“Resolved, that the flag of the thirteen United States be thirteen stripes, alternate red and white; that the union be thirteen stars, white in a blue field, representing a new constellation.” —Second Continental Congress (June 14, 1777)
This was the resolution adopted by the Continental Congress on June 14, 1777. The resolution was made following the report of a special committee which had been assigned to suggest the flag’s design.
According to legend, in 1776, George Washington commissioned Philadelphia seamstress Betsy Ross to create a flag for the new nation. Scholars debate this legend, but agree that Mrs. Ross most likely knew Washington and sewed flags. To date, there have been twenty-seven official versions of the flag, but the arrangement of the stars varied according to the flag-makers’ preferences until 1912 when President Taft standardized the then-new flag’s forty-eight stars into six rows of eight. The forty-nine-star flag (1959-60), as well as the fifty-star flag, also have standardized star patterns. The current version of the flag dates to July 4, 1960, after Hawaii became the fiftieth state on August 21, 1959.
Today, June 14, is Flag Day. Although there are many claims to the first official observance of Flag Day, all but one took place more than an entire century after the flag’s adoption in 1777.
The first claim was from a Hartford, Conn., celebration during the first summer of 1861. In the late 1800s, schools all over the United States held Flag Day programs to contribute to the Americanization of immigrant children, and the observance caught on with individual communities.
The most recognized claim, however, comes from New York. On June 14, 1889, Professor George Bolch, principal of a free kindergarten for the poor of New York City, had his school hold patriotic ceremonies to observe the anniversary of the Flag Day resolution. This initiative attracted attention from the State Department of Education, which arranged to have the day observed in all public schools thereafter.
In 1893, the Society of Colonial Dames succeeded in getting a resolution passed to have the flag displayed on all of the city’s public buildings. Elizabeth Duane Gillespie, a direct descendant of Benjamin Franklin and the president of the Colonial Dames of Pennsylvania, that same year tried to get the city to call June 14 Flag Day. Resolutions by women were not granted much notice, however, and it was not until May 7, 1937, that Pennsylvania became the first state to establish the June 14 Flag Day as a legal holiday. Flag Day is a nationwide observance today, but Pennsylvania is the only state that recognizes it as a legal holiday.
On June 14th, 1885, Bernard J. Cigrand, a 19 year old teacher in Waubeka, Wisconsin, placed a 10 inch, 38- star flag in a bottle on his desk then assigned essays on the flag and its significance. This observance, commemorated Congresses adoption of the Stars and Stripes as the flag of the United States.
Both President Wilson, in 1916, and President Coolidge, in 1927, issued proclamations asking for June 14 to be observed as the National Flag Day. But it wasn’t until August 3, 1949, that Congress approved the national observance, and President Harry Truman signed it into law.

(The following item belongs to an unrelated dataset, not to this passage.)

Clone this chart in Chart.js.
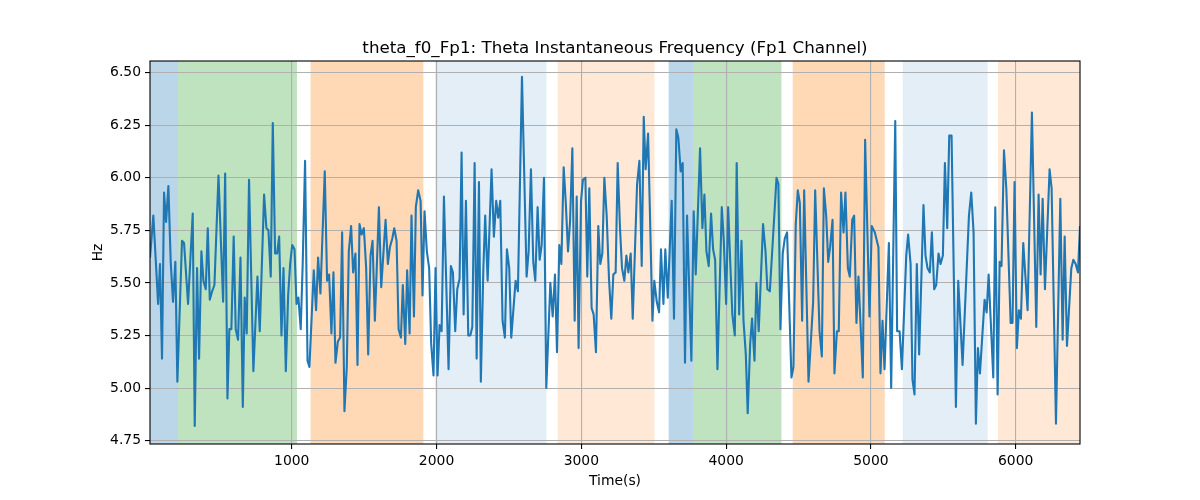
<!DOCTYPE html>
<html><head><meta charset="utf-8">
<script src="https://cdn.jsdelivr.net/npm/chart.js@4"></script>
<style>html,body{margin:0;padding:0;background:#fff}#wrap{width:1200px;height:500px}</style>
</head><body><div id="wrap"><canvas id="c" width="1200" height="500"></canvas></div>
<script>
const times = [21,44,77,90,104,118,132,148,164,180,196,210,242,256,284,316,330,346,360,376,390,406,420,434,450,466,494,526,540,556,569,583,599,613,629,646,662,675,689,705,735,
763,779,809,825,839,855,869,885,899,913,929,943,959,975,989,1003,1019,1033,1046,1062,1076,1092,1109,1122,1152,1168,1182,1198,1228,1244,1258,1274,1288,1302,1318,1334,1348,1364,1380,1394,1410,1424,1440,1454,
1468,1482,1498,1514,1528,1544,1558,1574,1602,1618,1648,1664,1678,1694,1708,1724,1738,1754,1767,1784,1797,1814,1827,1844,1857,1873,1890,1903,1917,1933,1949,1963,1979,1993,2007,2021,2035,2051,2083,2099,2113,2129,2143,2159,2173,
2187,2203,2219,2233,2247,2263,2277,2293,2306,2323,2336,2353,2380,2396,2412,2426,2440,2456,2472,2486,2502,2516,2546,2562,2590,2622,2636,2652,2668,2682,2698,2712,2726,2742,2758,2786,2802,2818,2832,2848,2862,2878,
2892,2908,2922,2938,2954,2968,2981,2998,3011,3028,3041,3055,3071,3085,3101,3117,3131,3145,3159,3175,3191,3207,3221,3237,3251,3267,3281,3297,3311,3325,3341,3355,3385,3401,3417,3431,3444,3461,3491,3504,3521,3537,3550,3567,3580,3597,
3624,3640,3656,3670,3686,3700,3716,3730,3760,3776,3790,3820,3836,3850,3864,3880,3896,3910,3924,3940,3970,3984,4000,4014,4030,4043,4060,4073,4090,4106,4120,4136,4149,4166,4179,4196,4209,4225,4255,4272,4285,4302,
4348,4361,4375,4391,4405,4421,4451,4465,4481,4495,4509,4525,4539,4569,4601,4615,4645,4661,4675,4691,4705,4718,4735,4748,4765,4778,4794,4811,4824,4841,4854,4871,4884,4900,4914,4944,4960,4990,5006,
5027,5052,5066,5080,5094,5124,5140,5168,5181,5198,5214,5244,5257,5274,5287,5301,5317,5333,5363,5377,5391,5407,5421,5437,5451,5467,5481,5497,5511,5527,5541,5557,5587,5603,5633,5677,5693,5709,5725,
5739,5753,5785,5799,5813,5845,5859,5875,5889,5902,5919,5935,5965,5978,5992,6008,6022,6036,6052,6082,6112,6142,6158,6172,6186,6202,6234,6248,6278,6308,6324,6338,6354,6384,6398,6414,6430,6444];
const values = [5.62,5.82,5.40,5.59,5.14,5.93,5.79,5.96,5.60,5.41,5.60,5.03,5.70,5.69,5.40,5.83,4.82,5.57,5.14,5.65,5.51,5.47,5.76,5.42,5.46,5.49,6.01,5.41,6.02,4.95,5.28,5.28,5.72,5.28,5.23,5.62,4.91,5.43,5.26,5.99,5.08,
5.53,5.27,5.92,5.76,5.75,5.53,6.26,5.64,5.64,5.72,5.25,5.57,5.08,5.44,5.59,5.68,5.66,5.40,5.43,5.28,5.60,6.08,5.13,5.10,5.56,5.37,5.62,5.45,6.03,5.51,5.54,5.26,5.55,5.12,5.22,5.24,5.74,4.89,5.10,5.65,5.77,5.55,5.64,5.11,
5.78,5.73,5.76,5.57,5.16,5.63,5.70,5.32,5.86,5.48,5.80,5.59,5.67,5.71,5.76,5.70,5.28,5.24,5.49,5.21,5.56,5.26,5.82,5.34,5.86,5.94,5.89,5.44,5.84,5.65,5.57,5.21,5.06,5.57,5.06,5.30,5.27,5.91,5.09,5.58,5.55,5.27,5.47,5.52,6.12,
5.35,5.89,5.25,5.25,5.29,6.07,5.14,5.98,5.03,5.56,5.82,5.51,6.04,5.72,5.89,5.81,5.89,5.32,5.24,5.66,5.57,5.24,5.51,5.46,6.48,5.53,5.65,6.04,5.60,5.51,5.86,5.61,5.68,6.00,5.00,5.50,5.34,5.54,5.17,5.68,5.59,6.05,
5.89,5.65,5.79,6.14,5.32,5.91,5.19,5.89,5.99,6.00,5.53,5.95,5.38,5.35,5.17,5.77,5.59,5.64,6.00,5.82,5.52,5.33,5.54,5.55,6.07,5.76,5.57,5.51,5.63,5.55,5.64,5.33,5.97,6.08,5.58,6.29,6.04,6.21,5.32,5.51,5.41,5.36,5.66,5.40,5.66,5.43,
5.89,5.33,6.23,6.19,6.03,6.07,5.12,5.82,5.13,5.84,5.54,6.14,5.76,5.92,5.65,5.58,5.83,5.66,5.61,5.09,5.86,5.70,5.40,5.86,5.57,5.35,5.25,6.07,5.35,5.70,5.32,5.16,4.88,5.21,5.33,5.13,5.50,5.27,5.78,5.65,5.47,5.46,
6.00,5.97,5.28,5.64,5.71,5.74,5.05,5.10,5.78,5.94,5.88,5.32,5.94,5.03,5.41,5.94,5.27,5.15,5.95,5.82,5.60,5.67,5.80,5.07,5.27,5.27,5.93,5.74,5.93,5.57,5.53,5.80,5.82,5.31,5.53,5.05,6.18,5.34,5.77,
5.74,5.67,5.07,5.32,5.09,5.69,5.00,6.27,5.27,5.27,5.09,5.63,5.73,5.59,5.04,4.97,5.59,5.16,5.87,5.63,5.57,5.55,5.74,5.47,5.49,5.64,5.59,5.63,6.07,5.76,6.20,6.20,4.91,5.51,5.11,5.82,5.93,5.74,4.83,
5.19,5.07,5.42,5.36,5.54,5.05,5.86,4.97,5.60,5.58,6.13,5.95,5.31,5.31,5.98,5.19,5.37,5.33,5.69,5.37,6.31,5.29,5.92,5.54,5.90,5.47,6.04,5.95,4.83,5.90,5.23,5.72,5.20,5.57,5.61,5.59,5.55,5.77];
const xTicks = [1000,2000,3000,4000,5000,6000];
const yTicks = [4.75,5.00,5.25,5.50,5.75,6.00,6.25,6.50];
const spanStarts = [0,215,1130,1990,2836,3603,3776,4460,5220,5877];
const spanEnds   = [215,1036,1909,2759,3505,3776,4382,5095,5806,6500];
const spanColors = ['rgba(31,119,180,0.3)','rgba(44,160,44,0.3)','rgba(255,127,14,0.3)','rgba(31,119,180,0.12)','rgba(255,127,14,0.17)',
                    'rgba(31,119,180,0.3)','rgba(44,160,44,0.3)','rgba(255,127,14,0.3)','rgba(31,119,180,0.12)','rgba(255,127,14,0.17)'];
const titleText = 'theta_f0_Fp1: Theta Instantaneous Frequency (Fp1 Channel)';
const xLabel = 'Time(s)';
const yLabel = 'Hz';

const FONT = '"DejaVu Sans", sans-serif';
Chart.defaults.font.family = FONT;
Chart.defaults.font.size = 13.9;
Chart.defaults.color = '#000';

const deco = {
  id: 'deco',
  beforeDraw(chart) {
    const {ctx, chartArea: a, scales: {x}} = chart;
    ctx.save();
    ctx.fillStyle = '#fff';
    ctx.fillRect(0, 0, chart.width, chart.height);
    ctx.beginPath(); ctx.rect(a.left, a.top, a.right - a.left, a.bottom - a.top); ctx.clip();
    for (let i = 0; i < spanStarts.length; i++) {
      const x1 = x.getPixelForValue(spanStarts[i]);
      const x2 = x.getPixelForValue(spanEnds[i]);
      ctx.fillStyle = spanColors[i];
      ctx.fillRect(x1, a.top, x2 - x1, a.bottom - a.top);
    }
    ctx.restore();
  },
  afterDraw(chart) {
    const {ctx, chartArea: a} = chart;
    ctx.save();
    ctx.strokeStyle = '#000';
    ctx.lineWidth = 1.1;
    ctx.strokeRect(a.left, a.top, a.right - a.left, a.bottom - a.top);
    ctx.fillStyle = '#000';
    ctx.font = '16.7px ' + FONT;
    ctx.textAlign = 'center';
    ctx.textBaseline = 'alphabetic';
    ctx.fillText(titleText, (a.left + a.right) / 2, 52.5);
    ctx.font = '13.9px ' + FONT;
    ctx.fillText(xLabel, (a.left + a.right) / 2, 485);
    ctx.translate(102, (a.top + a.bottom) / 2);
    ctx.rotate(-Math.PI / 2);
    ctx.fillText(yLabel, 0, 0);
    ctx.restore();
  }
};

new Chart(document.getElementById('c'), {
  type: 'line',
  data: {
    datasets: [{
      data: times.map((t, i) => ({x: t, y: values[i]})),
      borderColor: '#1f77b4',
      borderWidth: 2.1,
      pointRadius: 0,
      tension: 0,
      borderJoinStyle: 'round',
      fill: false
    }]
  },
  options: {
    responsive: false,
    animation: false,
    devicePixelRatio: 1,
    layout: {padding: {top: 61, right: 120, left: 0, bottom: 0}},
    plugins: {legend: {display: false}, title: {display: false}, tooltip: {enabled: false}},
    scales: {
      x: {
        type: 'linear',
        min: 21, max: 6444,
        afterBuildTicks: s => { s.ticks = xTicks.map(v => ({value: v})); },
        afterFit: s => { s.height = 56; },
        grid: {color: '#b0b0b0', lineWidth: 1.1, tickLength: 5, tickColor: '#000', drawTicks: true},
        border: {display: false},
        ticks: {padding: 4, maxRotation: 0, autoSkip: false, callback: v => String(v)}
      },
      y: {
        type: 'linear',
        min: 4.734, max: 6.555,
        afterBuildTicks: s => { s.ticks = yTicks.map(v => ({value: v})); },
        afterFit: s => { s.width = 150; },
        grid: {color: '#b0b0b0', lineWidth: 1.1, tickLength: 5, tickColor: '#000', drawTicks: true},
        border: {display: false},
        ticks: {padding: 4, autoSkip: false, callback: v => Number(v).toFixed(2)}
      }
    }
  },
  plugins: [deco]
});
</script>
</body></html>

On June 14th, 2004, the 108th U.S. Congress voted unanimously on H.R. 662 that Flag Day originated in Ozaukee County, Waubeka Wisconsin.

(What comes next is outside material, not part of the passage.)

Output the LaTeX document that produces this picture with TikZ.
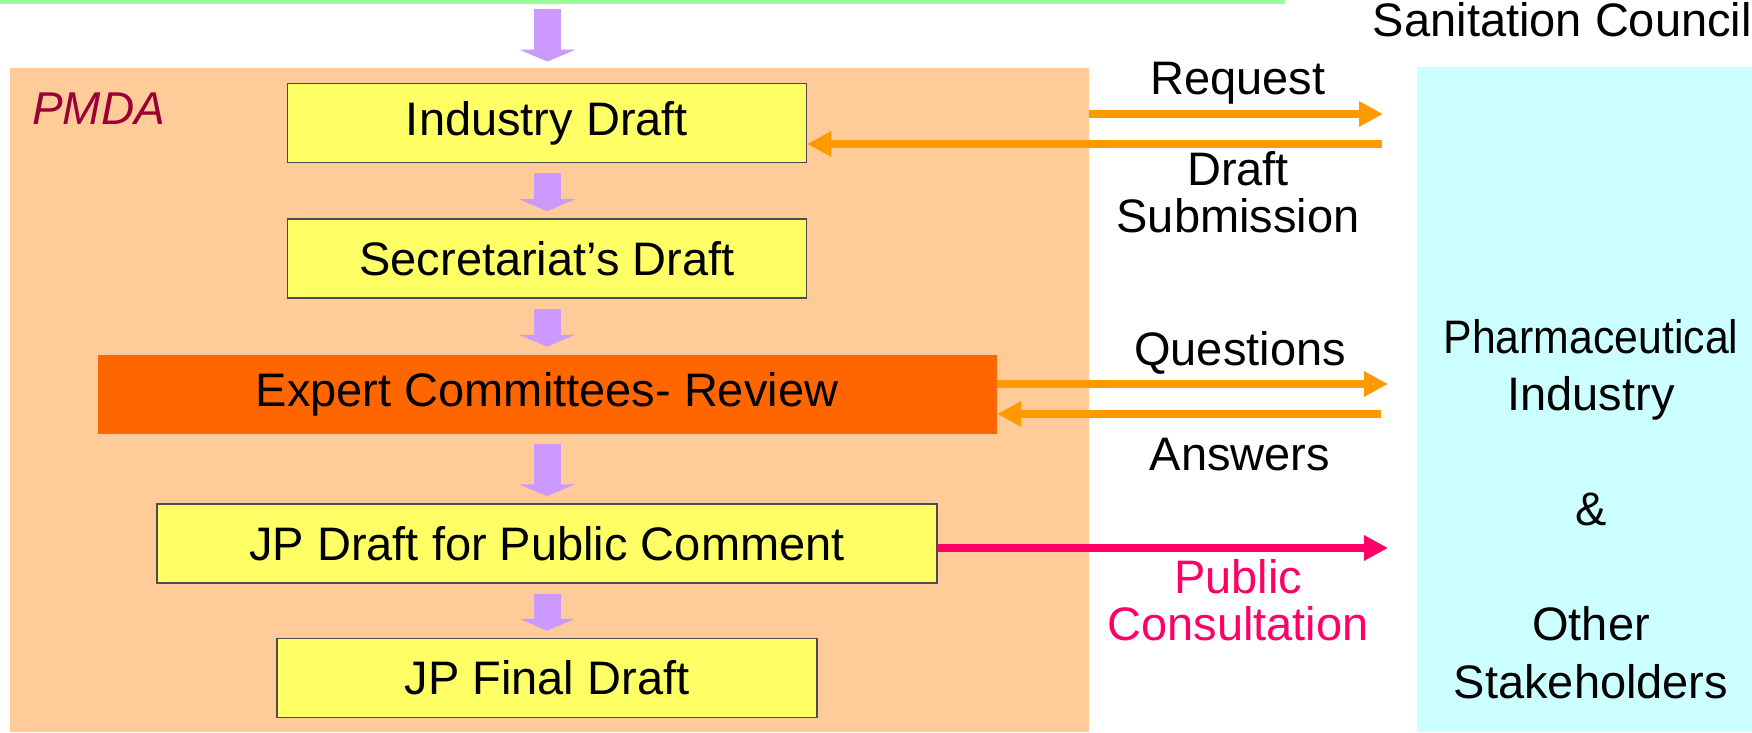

As American celebrate the flag, the Flag Rules and Regulations website offers instructions for properly displaying it. As most people know, the American flag is always flown on top of a single pole, never beneath the flag of a state or another country’s. The flag is typically flown from sunrise to sunset, and it should not be flown at night without a spotlight on it. The flag is to be raised “briskly” and lowered slowly. The blue field containing the stars, known as the “union,” is always flown at the top, although the Flag Code states that it may be flown upside down as a signal of “dire distress,” involving extreme danger to life. The union is always on the left when the flag is displayed in print.